Hier war ein Flashplayer. Dieser wird von Browsern nicht mehr unterstützt. Die Mediendatei ist aber noch vorhanden. Audio: Bundestag geht schärfer gegen Tauschbörsen vor(öffnet im neuen Fenster)

Im Anschluss an die Beratung über die Verschiebung der Stichtagsregelung im Stammzellgesetz beriet der Bundestag in zweiter und dritter Lesung über den von der Bundesregierung vorgelegten Gesetzentwurf. Lediglich etwa zwei Dutzend Abgeordnete nahmen an der Beratung und der Abstimmung über das Gesetz zur Umsetzung der Durchsetzungsrichtlinie teil.
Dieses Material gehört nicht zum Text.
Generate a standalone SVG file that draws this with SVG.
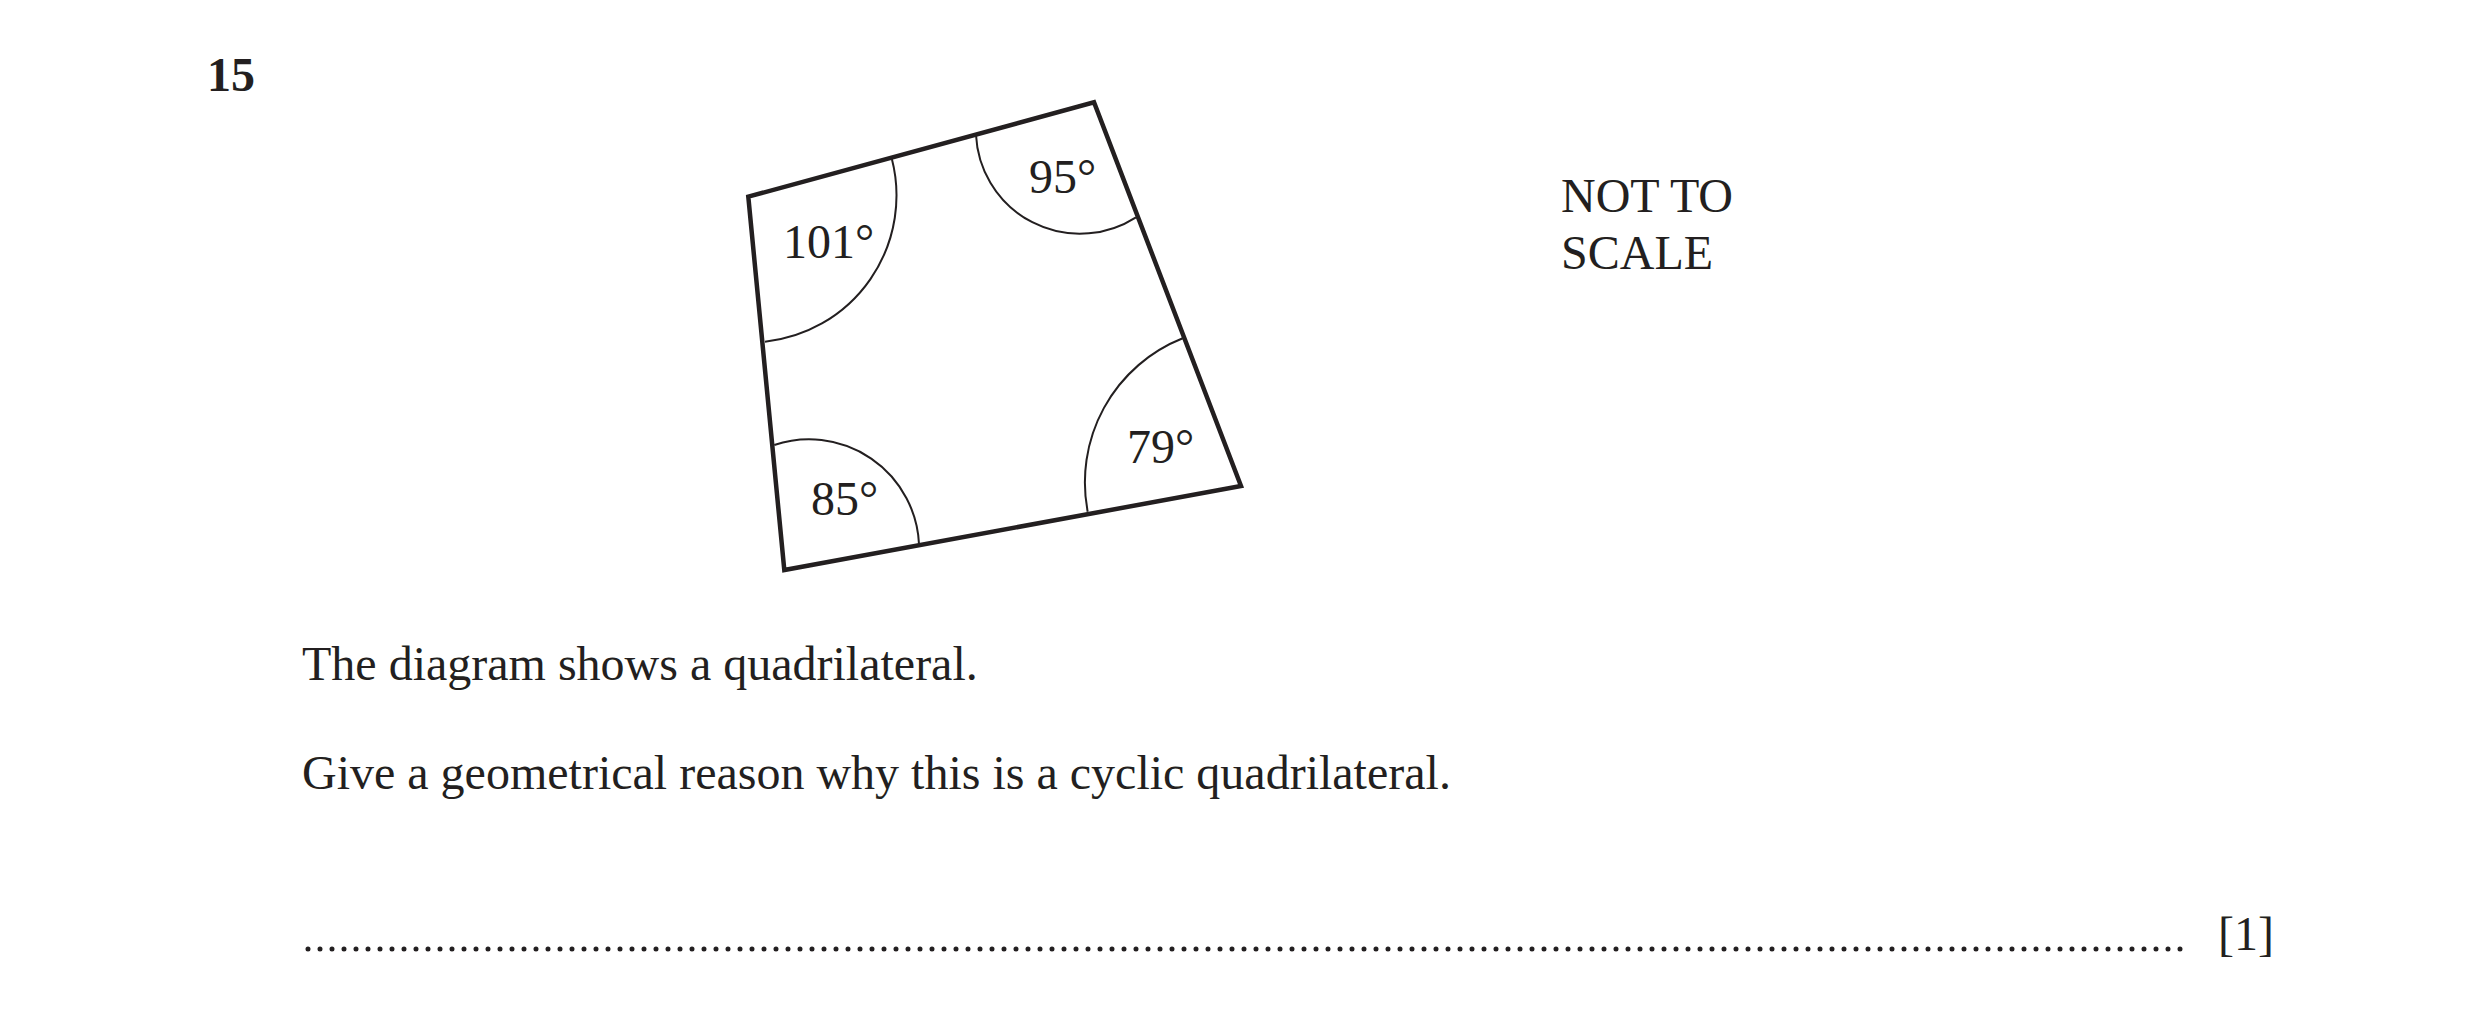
<svg xmlns="http://www.w3.org/2000/svg" width="2481" height="1016" viewBox="0 0 2481 1016">
<style>
text { font-family: "Liberation Serif", "Times New Roman", serif; font-size: 48px; fill: #231f20; }
.bold { font-weight: bold; }
.edge { fill: none; stroke: #231f20; stroke-width: 4.5; stroke-linejoin: miter; }
.arc { fill: none; stroke: #231f20; stroke-width: 2; }
</style>
<rect width="2481" height="1016" fill="#ffffff"/>
<text id="qnum" class="bold" x="207" y="91">15</text>
<g id="quadrilateral">
<polygon class="edge" points="748.3,196.7 1094,102.3 1241,486 784.3,570"/>
</g>
<g id="angles">
<g id="angle-101">
<path class="arc" d="M891.7,158.3 A147,147 0 0 1 765,341.7"/>
<text x="783" y="258">101°</text>
</g>
<g id="angle-95">
<path class="arc" d="M1136,217.3 A104,104 0 0 1 976,135"/>
<text x="1029" y="193">95°</text>
</g>
<g id="angle-79">
<path class="arc" d="M1087.7,511.7 A155,155 0 0 1 1182.7,338.3"/>
<text x="1127" y="463">79°</text>
</g>
<g id="angle-85">
<path class="arc" d="M774.3,445 A110,110 0 0 1 919,544"/>
<text x="811" y="515">85°</text>
</g>
</g>
<g id="note">
<text x="1561" y="212">NOT TO</text>
<text x="1561" y="269">SCALE</text>
</g>
<g id="question">
<text x="302" y="680">The diagram shows a quadrilateral.</text>
<text x="302" y="789">Give a geometrical reason why this is a cyclic quadrilateral.</text>
</g>
<g id="answer">
<line x1="308" y1="949" x2="2184" y2="949" stroke="#231f20" stroke-width="5" stroke-linecap="round" stroke-dasharray="0 12"/>
<text x="2218" y="950">[1]</text>
</g>
</svg>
Der Rechtssausschuss des Bundestags hatte dem Gesetzentwurf mit den Stimmen der Regierungskoalition aus CDU/CSU und SPD am 9. April 2008 zugestimmt. FDP, Linke und Grüne hatten den Gesetzentwurf abgelehnt, weil er ihnen entweder nicht weit genug oder zu weit ging. Die FDP monierte vor allen Dingen die vorgesehene Deckelung der Abmahngebühren.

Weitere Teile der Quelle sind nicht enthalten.